Exercise objective: Here is the task for the listing below: output exactly the lines from the one containing "Emit a Python" through the one containing "return (H - B - py) / PH", and leave out the pictures.

## begin Records for processing

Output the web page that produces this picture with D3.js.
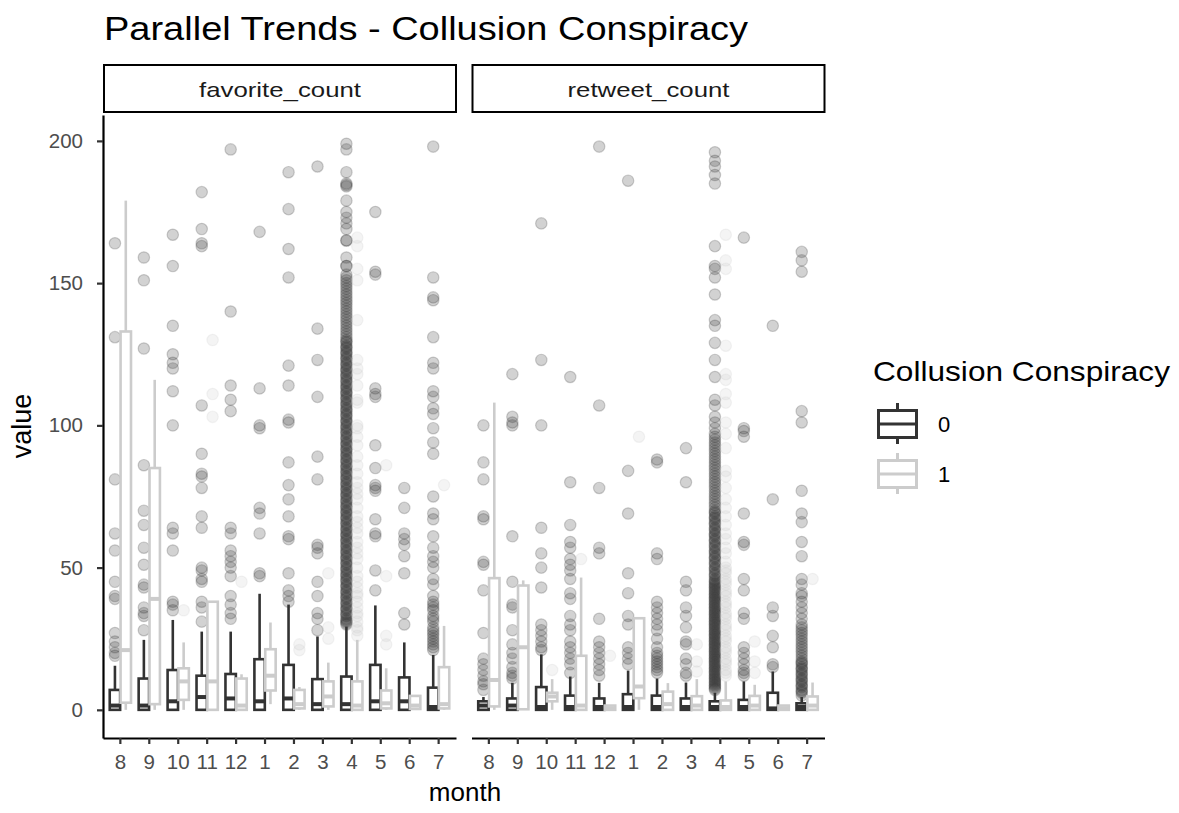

## end Records for processing
## begin Records for processing

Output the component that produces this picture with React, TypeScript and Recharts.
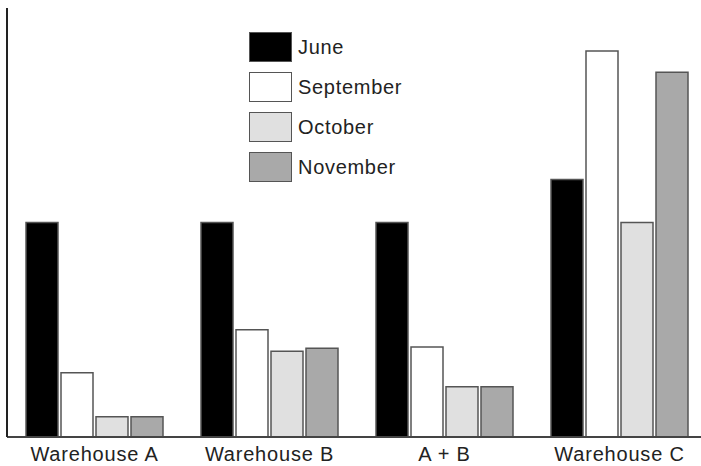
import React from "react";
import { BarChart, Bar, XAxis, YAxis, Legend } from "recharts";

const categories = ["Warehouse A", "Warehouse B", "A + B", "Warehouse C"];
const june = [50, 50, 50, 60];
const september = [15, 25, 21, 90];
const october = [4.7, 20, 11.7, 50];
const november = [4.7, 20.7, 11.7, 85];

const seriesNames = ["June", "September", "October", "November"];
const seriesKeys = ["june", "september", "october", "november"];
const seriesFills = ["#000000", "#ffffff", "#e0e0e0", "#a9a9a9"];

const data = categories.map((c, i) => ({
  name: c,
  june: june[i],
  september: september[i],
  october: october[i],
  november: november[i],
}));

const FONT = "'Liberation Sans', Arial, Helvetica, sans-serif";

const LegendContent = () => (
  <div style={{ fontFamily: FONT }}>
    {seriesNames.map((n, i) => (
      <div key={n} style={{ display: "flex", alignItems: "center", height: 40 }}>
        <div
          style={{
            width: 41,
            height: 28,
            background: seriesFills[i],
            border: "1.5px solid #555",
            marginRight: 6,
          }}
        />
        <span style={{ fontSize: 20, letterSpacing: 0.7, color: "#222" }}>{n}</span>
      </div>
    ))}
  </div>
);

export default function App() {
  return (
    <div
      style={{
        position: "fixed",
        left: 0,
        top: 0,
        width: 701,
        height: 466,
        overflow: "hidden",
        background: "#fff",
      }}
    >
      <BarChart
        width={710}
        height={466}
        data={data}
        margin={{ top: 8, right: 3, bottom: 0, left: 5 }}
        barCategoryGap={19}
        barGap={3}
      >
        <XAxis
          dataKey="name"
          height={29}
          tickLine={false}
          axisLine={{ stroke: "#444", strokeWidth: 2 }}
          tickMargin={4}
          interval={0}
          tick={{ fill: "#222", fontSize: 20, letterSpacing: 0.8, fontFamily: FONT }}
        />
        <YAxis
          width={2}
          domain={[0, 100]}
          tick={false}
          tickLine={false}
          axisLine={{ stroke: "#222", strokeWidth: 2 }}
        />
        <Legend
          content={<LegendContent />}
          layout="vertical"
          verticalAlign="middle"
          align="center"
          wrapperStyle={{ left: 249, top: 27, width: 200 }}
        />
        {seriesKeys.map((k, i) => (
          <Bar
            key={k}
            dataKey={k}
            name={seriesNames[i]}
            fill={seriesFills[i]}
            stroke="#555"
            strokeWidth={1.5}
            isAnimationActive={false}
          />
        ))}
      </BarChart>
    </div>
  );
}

## end Records for processing
## begin Records for processing

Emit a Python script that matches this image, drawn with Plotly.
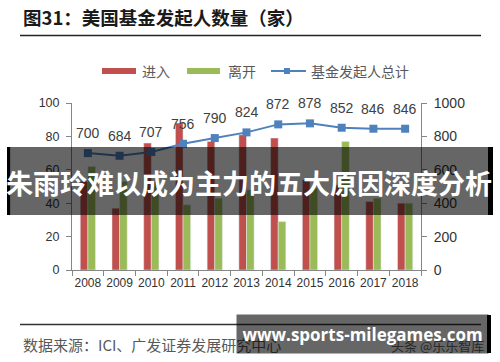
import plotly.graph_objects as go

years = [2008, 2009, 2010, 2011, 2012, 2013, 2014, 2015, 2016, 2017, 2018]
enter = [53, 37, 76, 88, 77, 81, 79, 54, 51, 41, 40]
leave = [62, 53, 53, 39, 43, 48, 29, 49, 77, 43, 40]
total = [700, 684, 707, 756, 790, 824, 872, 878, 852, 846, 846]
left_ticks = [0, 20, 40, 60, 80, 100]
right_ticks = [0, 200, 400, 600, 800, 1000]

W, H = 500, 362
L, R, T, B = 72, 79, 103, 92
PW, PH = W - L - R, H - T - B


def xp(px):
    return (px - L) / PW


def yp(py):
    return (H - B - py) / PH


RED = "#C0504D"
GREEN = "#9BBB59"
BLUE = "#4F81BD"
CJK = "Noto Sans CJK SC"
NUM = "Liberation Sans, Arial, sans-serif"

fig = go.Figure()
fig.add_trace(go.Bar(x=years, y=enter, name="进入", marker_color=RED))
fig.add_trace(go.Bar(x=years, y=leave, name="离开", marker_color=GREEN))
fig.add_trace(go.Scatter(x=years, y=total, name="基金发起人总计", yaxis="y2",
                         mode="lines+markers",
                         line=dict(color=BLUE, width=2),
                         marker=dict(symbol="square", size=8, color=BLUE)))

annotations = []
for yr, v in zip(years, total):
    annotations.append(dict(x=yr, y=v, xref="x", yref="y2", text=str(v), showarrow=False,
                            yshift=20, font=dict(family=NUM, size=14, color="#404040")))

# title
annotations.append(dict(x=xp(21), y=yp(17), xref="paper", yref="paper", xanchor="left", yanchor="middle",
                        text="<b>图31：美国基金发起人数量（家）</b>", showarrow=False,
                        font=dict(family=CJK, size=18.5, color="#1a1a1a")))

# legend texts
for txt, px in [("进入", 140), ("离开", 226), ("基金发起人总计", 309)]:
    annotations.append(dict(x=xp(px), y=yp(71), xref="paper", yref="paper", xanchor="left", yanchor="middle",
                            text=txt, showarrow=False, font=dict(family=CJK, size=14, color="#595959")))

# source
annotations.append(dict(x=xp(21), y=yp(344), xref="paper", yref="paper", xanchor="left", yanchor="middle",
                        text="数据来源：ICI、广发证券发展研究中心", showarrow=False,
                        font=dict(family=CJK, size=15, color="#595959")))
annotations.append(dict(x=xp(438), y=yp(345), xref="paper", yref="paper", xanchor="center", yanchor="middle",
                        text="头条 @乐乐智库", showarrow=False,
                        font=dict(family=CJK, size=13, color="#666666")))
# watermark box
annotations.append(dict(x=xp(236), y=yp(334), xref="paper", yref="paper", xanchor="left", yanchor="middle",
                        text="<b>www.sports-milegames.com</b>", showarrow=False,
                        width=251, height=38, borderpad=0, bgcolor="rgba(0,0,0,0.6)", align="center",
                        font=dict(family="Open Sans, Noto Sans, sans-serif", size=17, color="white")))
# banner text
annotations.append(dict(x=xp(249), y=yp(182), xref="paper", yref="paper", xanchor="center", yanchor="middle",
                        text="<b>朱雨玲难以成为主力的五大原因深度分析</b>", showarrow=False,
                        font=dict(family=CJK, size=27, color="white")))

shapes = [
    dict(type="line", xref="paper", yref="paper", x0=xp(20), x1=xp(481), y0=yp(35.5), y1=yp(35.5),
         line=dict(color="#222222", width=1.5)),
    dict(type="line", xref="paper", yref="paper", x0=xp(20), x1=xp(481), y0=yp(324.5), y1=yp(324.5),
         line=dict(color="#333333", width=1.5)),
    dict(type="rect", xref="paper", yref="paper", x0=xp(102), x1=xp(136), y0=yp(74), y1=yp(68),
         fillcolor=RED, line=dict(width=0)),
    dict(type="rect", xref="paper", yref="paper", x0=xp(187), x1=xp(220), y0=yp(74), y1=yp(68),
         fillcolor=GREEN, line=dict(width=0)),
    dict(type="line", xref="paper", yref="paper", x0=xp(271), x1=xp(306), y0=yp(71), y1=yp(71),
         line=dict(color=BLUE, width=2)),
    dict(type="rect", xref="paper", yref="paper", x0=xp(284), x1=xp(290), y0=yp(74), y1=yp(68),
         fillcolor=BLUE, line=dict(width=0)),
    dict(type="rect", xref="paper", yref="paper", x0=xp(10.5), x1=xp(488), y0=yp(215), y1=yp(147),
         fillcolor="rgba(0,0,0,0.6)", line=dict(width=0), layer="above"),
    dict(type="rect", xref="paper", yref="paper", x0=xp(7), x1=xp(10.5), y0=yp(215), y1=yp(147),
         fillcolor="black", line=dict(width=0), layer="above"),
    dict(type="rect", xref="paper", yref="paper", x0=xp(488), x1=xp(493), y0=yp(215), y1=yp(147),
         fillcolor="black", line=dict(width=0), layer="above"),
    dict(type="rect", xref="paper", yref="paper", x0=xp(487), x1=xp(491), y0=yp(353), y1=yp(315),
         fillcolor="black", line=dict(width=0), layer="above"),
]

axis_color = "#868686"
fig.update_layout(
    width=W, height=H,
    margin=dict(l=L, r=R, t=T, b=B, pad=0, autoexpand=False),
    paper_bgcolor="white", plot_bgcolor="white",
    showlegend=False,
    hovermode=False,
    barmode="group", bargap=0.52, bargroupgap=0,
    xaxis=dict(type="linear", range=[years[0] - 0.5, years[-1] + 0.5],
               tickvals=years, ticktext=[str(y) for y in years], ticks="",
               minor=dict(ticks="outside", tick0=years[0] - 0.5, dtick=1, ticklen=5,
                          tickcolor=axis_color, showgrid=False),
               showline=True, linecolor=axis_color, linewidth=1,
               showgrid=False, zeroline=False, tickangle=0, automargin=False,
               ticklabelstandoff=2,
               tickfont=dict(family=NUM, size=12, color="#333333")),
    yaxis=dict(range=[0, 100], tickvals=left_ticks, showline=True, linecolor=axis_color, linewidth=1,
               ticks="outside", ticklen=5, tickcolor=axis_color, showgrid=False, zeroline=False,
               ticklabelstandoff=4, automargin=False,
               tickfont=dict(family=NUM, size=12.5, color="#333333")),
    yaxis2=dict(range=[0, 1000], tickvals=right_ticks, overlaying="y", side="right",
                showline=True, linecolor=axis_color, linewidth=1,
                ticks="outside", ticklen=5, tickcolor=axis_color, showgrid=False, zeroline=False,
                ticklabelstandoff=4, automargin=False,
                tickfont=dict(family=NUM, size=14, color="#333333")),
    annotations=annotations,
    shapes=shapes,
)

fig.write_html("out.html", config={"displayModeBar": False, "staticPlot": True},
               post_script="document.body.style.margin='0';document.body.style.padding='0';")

## end Records for processing

Result below:
Emit a Python script that matches this image, drawn with Plotly.
import plotly.graph_objects as go

years = [2008, 2009, 2010, 2011, 2012, 2013, 2014, 2015, 2016, 2017, 2018]
enter = [53, 37, 76, 88, 77, 81, 79, 54, 51, 41, 40]
leave = [62, 53, 53, 39, 43, 48, 29, 49, 77, 43, 40]
total = [700, 684, 707, 756, 790, 824, 872, 878, 852, 846, 846]
left_ticks = [0, 20, 40, 60, 80, 100]
right_ticks = [0, 200, 400, 600, 800, 1000]

W, H = 500, 362
L, R, T, B = 72, 79, 103, 92
PW, PH = W - L - R, H - T - B


def xp(px):
    return (px - L) / PW


def yp(py):
    return (H - B - py) / PH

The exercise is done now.